In Prague we first went to the main train station. The middle floor contains lots of hotel reservation offices, and we found a hotel fairly quickly, for half of what we paid in Vienna, just 100 euro for a triple per night. There are also hostels and hotels in more remote parts of Prague. We also bought our tickets back to Berlin. Long lines have cost us almost two hours here. I expected more problems finding a hotel.

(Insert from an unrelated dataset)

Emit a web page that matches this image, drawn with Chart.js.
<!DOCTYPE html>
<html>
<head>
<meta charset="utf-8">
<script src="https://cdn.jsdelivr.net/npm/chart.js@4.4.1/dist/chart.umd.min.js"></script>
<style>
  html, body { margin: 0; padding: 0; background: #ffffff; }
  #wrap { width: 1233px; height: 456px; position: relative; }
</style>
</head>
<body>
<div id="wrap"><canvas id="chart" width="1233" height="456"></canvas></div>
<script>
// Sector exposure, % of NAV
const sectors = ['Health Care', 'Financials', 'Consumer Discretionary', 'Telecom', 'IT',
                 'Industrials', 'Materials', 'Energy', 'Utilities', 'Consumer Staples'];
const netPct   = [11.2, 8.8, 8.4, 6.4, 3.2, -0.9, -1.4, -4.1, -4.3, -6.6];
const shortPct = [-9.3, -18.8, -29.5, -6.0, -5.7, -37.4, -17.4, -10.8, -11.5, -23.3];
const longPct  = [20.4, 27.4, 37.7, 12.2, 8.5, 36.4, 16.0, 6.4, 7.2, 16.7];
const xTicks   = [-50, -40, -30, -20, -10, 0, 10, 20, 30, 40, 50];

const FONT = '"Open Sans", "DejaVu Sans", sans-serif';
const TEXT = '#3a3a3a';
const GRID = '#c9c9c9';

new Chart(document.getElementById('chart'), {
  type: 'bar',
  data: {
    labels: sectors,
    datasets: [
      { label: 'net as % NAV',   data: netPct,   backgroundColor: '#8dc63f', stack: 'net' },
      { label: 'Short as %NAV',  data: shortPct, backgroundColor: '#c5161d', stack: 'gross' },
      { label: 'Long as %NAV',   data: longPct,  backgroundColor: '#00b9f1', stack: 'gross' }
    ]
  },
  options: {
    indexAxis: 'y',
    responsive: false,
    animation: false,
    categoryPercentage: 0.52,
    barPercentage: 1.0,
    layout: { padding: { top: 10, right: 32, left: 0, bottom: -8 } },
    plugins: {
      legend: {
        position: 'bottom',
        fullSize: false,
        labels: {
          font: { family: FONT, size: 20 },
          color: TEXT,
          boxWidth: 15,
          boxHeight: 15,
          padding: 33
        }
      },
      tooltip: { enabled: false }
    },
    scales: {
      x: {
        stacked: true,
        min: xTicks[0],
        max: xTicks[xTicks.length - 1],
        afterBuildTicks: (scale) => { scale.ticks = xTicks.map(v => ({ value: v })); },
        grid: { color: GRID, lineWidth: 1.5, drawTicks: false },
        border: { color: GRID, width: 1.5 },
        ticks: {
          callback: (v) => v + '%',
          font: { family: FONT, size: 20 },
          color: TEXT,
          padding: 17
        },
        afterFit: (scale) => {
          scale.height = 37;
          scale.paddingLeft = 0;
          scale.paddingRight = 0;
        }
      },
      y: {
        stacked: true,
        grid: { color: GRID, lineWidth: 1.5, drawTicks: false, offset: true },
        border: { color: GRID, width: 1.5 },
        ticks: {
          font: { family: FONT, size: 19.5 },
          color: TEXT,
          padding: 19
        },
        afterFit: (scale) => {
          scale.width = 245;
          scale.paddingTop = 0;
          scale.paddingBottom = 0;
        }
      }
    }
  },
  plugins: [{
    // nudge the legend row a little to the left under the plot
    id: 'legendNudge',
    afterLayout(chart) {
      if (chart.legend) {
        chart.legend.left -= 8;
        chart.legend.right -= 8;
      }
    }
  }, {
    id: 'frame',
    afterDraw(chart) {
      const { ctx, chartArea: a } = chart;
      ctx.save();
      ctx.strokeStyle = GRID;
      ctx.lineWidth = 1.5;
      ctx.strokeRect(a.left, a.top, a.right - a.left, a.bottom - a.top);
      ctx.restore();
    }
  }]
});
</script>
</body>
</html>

Now Prague is a city that can compete with Paris and Vienna. It has a large beautiful old town, almost unmarred by modern additions. I had been here before, in communist times, and it was beautiful with a morbid charme. That time we arrived so late at night that hotel hunting was hopeless, so we had just rolled out our sleeping bags in the park. It promptly got closed off by police at four o'clock in the morning, and since our crime was so severe they didn't have a ticket for it and so gave each of us ten of their biggest ones. It came out to something like 1.50 Euros. I still have the tickets. Looking back, a fun experience...
In those years, just outside downtown, the roofs had holes, windows were missing, and everything looked ready to collapse. No more. Almost everything has been beautifully restored, and there are cafes and shops everywhere. Even on a Wednesday night the streets were packed with people, although most of them were probably tourists. Unfortunately there was also more traffic.
We stayed at the Andante Hotel, which is not very remarkable but friendy, helpful with the bicycles, and just one block from Wenceslas Square (Wenzelsplatz), which is Prague's Champs Elysees. Actually it's more a long and wide boulevard than a square. When we stayed there, the hotel had free WLAN access. They even packed us box breakfasts when we left two days later, very early in the morning.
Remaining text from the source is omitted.